Cory Doctorow linked today to a fascinating explanation of sleep, entitled “Everything You Always Wanted To Know About Sleep (But Were Too Afraid To Ask)“. Here’s a snippet:

Melatonin is secreted only at night (circadian clock time) and is not dependent on sleep. However, bright light tends to reduce melatonin levels. In summer, nights are short, thus the duration of the melatonin “signal” is short. In winter, nights are long, thus the duration of the melatonin “signal” is long. The duration of the melatonin signal is the cue that the circadian clock (this is in mammals only) uses to detect season, i.e., the changes in photoperiod (daylength) – information important for timing of seasonal events, e.g., molting, migration, hibernation, reproduction. Humans are only mildly seasonal – our ancestors about 70 million years ago were living in little holes in the ground, were tiny, were nocturnal, were seasonal breeders, and were hibernators. Some traces of our ability to measure photoperiod are retained in “winter blues”, or Seasonal Affective Disorder (SAD). It is almost a form of hibernation.

Back when I was taking kung fu lessons, I was very interested in the body’s natural abilities, including the “internal body clock”. (I even wrote a Mary Sue in which I had mastered it. I also passed myself off as a man named Julien in the story…but I digress.)

I never actually discovered anything about the body clock, but this article reminds me how interesting our bodies’ natural systems are. I’d like to figure out the healthiest routine for myself, the one that would bring forth natural productivity. Analyzing sleep patterns will presumably help, as will sticking to a healthy diet. I suppose what I need to do is start compiling all the information I find on the subject.

One other part that struck me:

If you are asleep, this means you need it. If you are rested enough you cannot physically remain asleep or go back to sleep again. You are wide awake. Thus, when you see someone asleep, it is because that person needs sleep right there and then.
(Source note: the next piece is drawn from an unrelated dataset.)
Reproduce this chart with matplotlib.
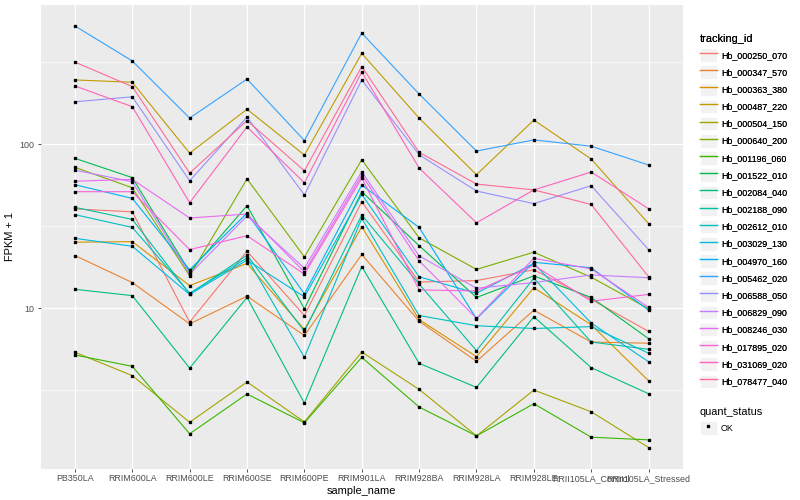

Sleep is not laziness.

And here’s something scary.

The problem with jet-lag and shift-lag is dissociation of rhythms between cells in different tissues, i.e., your brain clock may resynchornize to the new time-zone/schedule in a couple of days, the clocks in your heart and lungs in a week, and in your stomach and liver in a month. In the meantime, everything in your body is desynchronized and you feel really bad. If you keep changing your work shift over and over again, you never get to achieve complete synchronization, leading to long-term effects on health, including significant rise in heart attacks, stomach ulcers, and breast cancer.

I now would very much like for Sean to stop working rotating shifts.

There’s far more information than just the above to be found in the piece. For example, the section “Treating Extreme Larks and Owls” is intriguing (and funny). I recommend everyone check it out.